It was one of those slow winter afternoons when time itself feels reflective. We were sitting on the university lawn, watching the sun gently fold itself across the grass. I could tell he had something on his mind. His silence carried weight.
When God Knows the Insides of Our Hearts
He finally broke the silence. “Tell me something,” he said, picking at the corner of his notebook. “Does God really know what goes on inside us? The thoughts we’re scared to admit… even to ourselves?”
I smiled, not because the question was easy, but because it was so universal. “More than you think,” I said. “He knows every intention. Every whisper. Every hidden plan. Even the thoughts we discard before they fully form. Nothing inside us is hidden from Him.”

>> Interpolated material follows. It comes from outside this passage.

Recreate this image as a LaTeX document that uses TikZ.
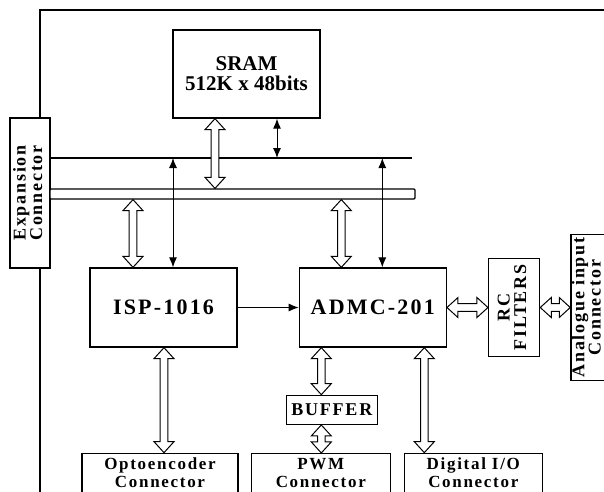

Then I gave him an example. “You know when you see someone succeed and, for a second, envy stings? You don’t say it, you don’t act on it—but you feel it? Even that tiny spark… God knows.”
He exhaled slowly, as if some truth had just landed on his chest.
When the nafs Starts Whispering
“But look…” he said, lowering his voice, “Sometimes my nafs tells me to do something I know is wrong—like taking revenge, proving someone wrong, or saying something hurtful. I feel the pull. But then I stop myself because I fear God. So what is that? Hypocrisy? Weakness?”
His question hid a secret guilt—guilt I had felt many times myself. “That inner pull,” I said softly, “doesn’t make you a hypocrite. It makes you human. Every heart has a corner where the ego whispers and temptation grows.”
Then, to clarify my point, I continued, “You remember Ahmed from our second semester? The day someone insulted him in front of the class, he told me later he had the perfect comeback ready on his tongue. A line that would have publicly humiliated the guy. But he swallowed it. Not out of fear—out of dignity. Out of consciousness.”
He nodded. He remembered.
“That struggle,” I continued, “is not hypocrisy. It is the hardest kind of self-control.”
The Two Roads Inside the Human Heart
I held a dry leaf between my fingers and said, “There are always two roads:
Road 1 — Hypocrisy:
When someone knows their heart is full of bitterness, revenge, and arrogance… but hides it behind smiles, sweet words, and fake kindness. Like the colleague who envies your promotion but says, ‘Oh, I’m SO happy for you,’ while burning inside. This is deception. A mask. An unwillingness to face the truth within.
Road 2 — Mujāhada (Struggle):
When a dark thought arises, but the person immediately feels discomfort, resists it, and says, ‘No. This is not who I want to be. God sees me. I will not act on this.’ Like when your sibling hurts you, and everything inside screams, “Say something back! Hurt them too!” but you breathe, calm yourself, and walk away. That is not a weakness. That is worship. That is character.”
He lowered his gaze and said, “I always thought that because I felt the wrong impulse… I’m a bad person.”
The Real Test: Choosing God Over the Whisper of the nafs
“That’s the misunderstanding,” I said. “The presence of a bad thought is not the problem. The decision you make afterward is what truly defines you.” I pointed to my chest. “Every time you feel anger rising… every time jealousy flickers… every time revenge seems sweet… and you stop yourself because God is watching—that moment weighs more than tons of good deeds.”
I shared with him a story I once read: A scholar was traveling with his student. A rude man repeatedly insulted the student. The student clenched his fists but stayed silent. Later, the scholar said, “You performed two prayers today: one with your tongue and one with your heart. The second one was the real prayer.”
He actually smiled. “For the first time,” he said, “someone made that struggle sound valuable.”
The Quiet Peace of Winning Invisible Battles
“You know,” I said, “sometimes I feel more proud of the sins I didn’t commit than the good deeds I did.”
He laughed softly. “That’s true. The things I resist… nobody ever sees.”
“But God does,” I said. “And that’s why He rewards the hidden struggle more than the visible deeds.”
I gave him another everyday example: “Think of when someone speaks harshly to you. Your ego tells you to snap back instantly. But if you pause… even for two seconds… that pause is a spiritual victory. You have wrestled your ego and pinned it down.”
The Battle Inside Is Not a Weakness—It’s Worship
Finally, I concluded, “Look, wrong thoughts will come. Whisperings will come. Temptations will come. But every time you refuse to follow them — every time you choose God’s pleasure over your ego’s pleasure — you become a stronger, purer, deeper human being.”
His eyes softened as he said, “So the inner war isn’t a sign that I’m failing… It’s a sign that my heart is alive?”
I nodded. “Exactly. A heart that struggles is a heart that still cares. A heart that still hears God.”
As we stood up to leave, the sun dipped behind the building, casting a long golden shadow on the ground. In that moment, I realized something: maybe the most extraordinary acts of devotion are not the prayers people see but the battles we fight quietly inside, simply because our Lord is watching.